All public companies should have a CEO succession plan. Those that are unprepared for a CEO’s departure — whether planned, such as a pending retirement, or unexpected, such as circumstances necessitating an immediate dismissal — often see performance decline and investor confidence plummet, along with the company’s stock prices.
According to the Center for Board Leadership, only about half of corporations (both public and private) have CEO succession plans in place. But planning for a smooth leadership transition is critical to a company’s long-term health.
Here are two ways to ensure a successful succession plan:
- Look within. Despite a recent trend toward hiring successor CEOs from outside a company, internal CEO successions generally are more likely to succeed. In a study published in 2011, global consulting firm A.T. Kearney, in partnership with the Kelley School of Business at Indiana University, examined leadership at the most successful nonfinancial S&P 500 companies during a 20-year period. According to the authors, “The overwhelming evidence is that, overall, internal CEO successors are better for a company’s sustained performance and for superior long-term shareholder returns.”

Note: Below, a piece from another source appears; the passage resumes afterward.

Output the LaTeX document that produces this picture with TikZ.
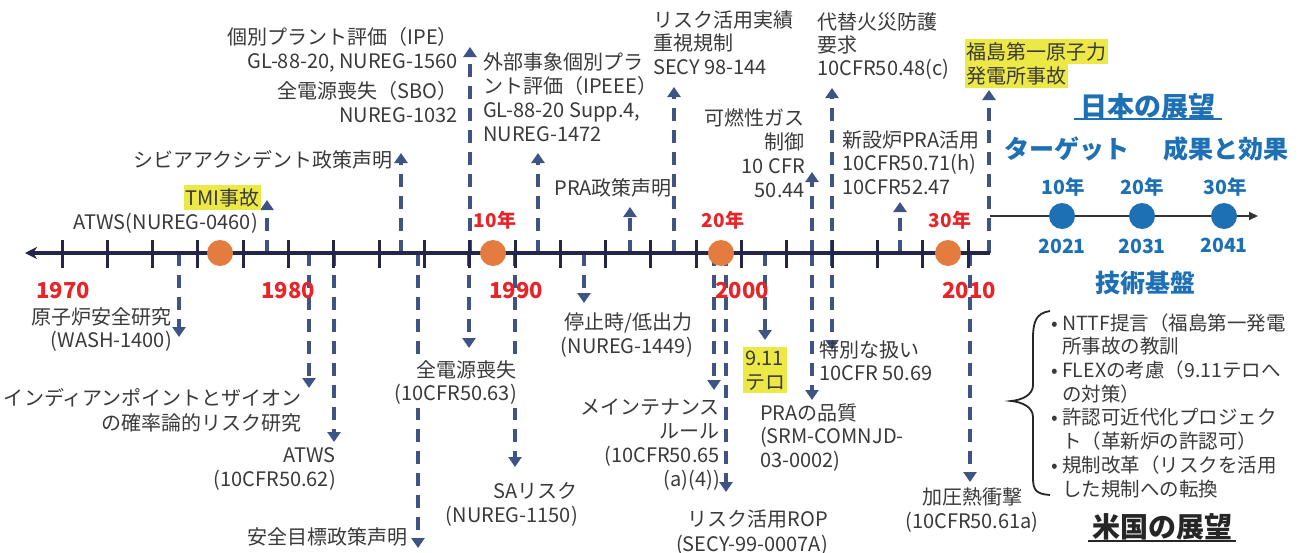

- Develop a leadership program. The best internal succession plans are tied to a robust management leadership program that develops multiple internal candidates. The program should be a joint effort of human resources, the current CEO and the board. Although current CEOs know the company’s culture and the internal candidates better than anyone, they’re likely to target candidates who are similar to themselves. Board input is necessary to ensure that the successor is the right person to implement the company’s strategic initiatives going forward.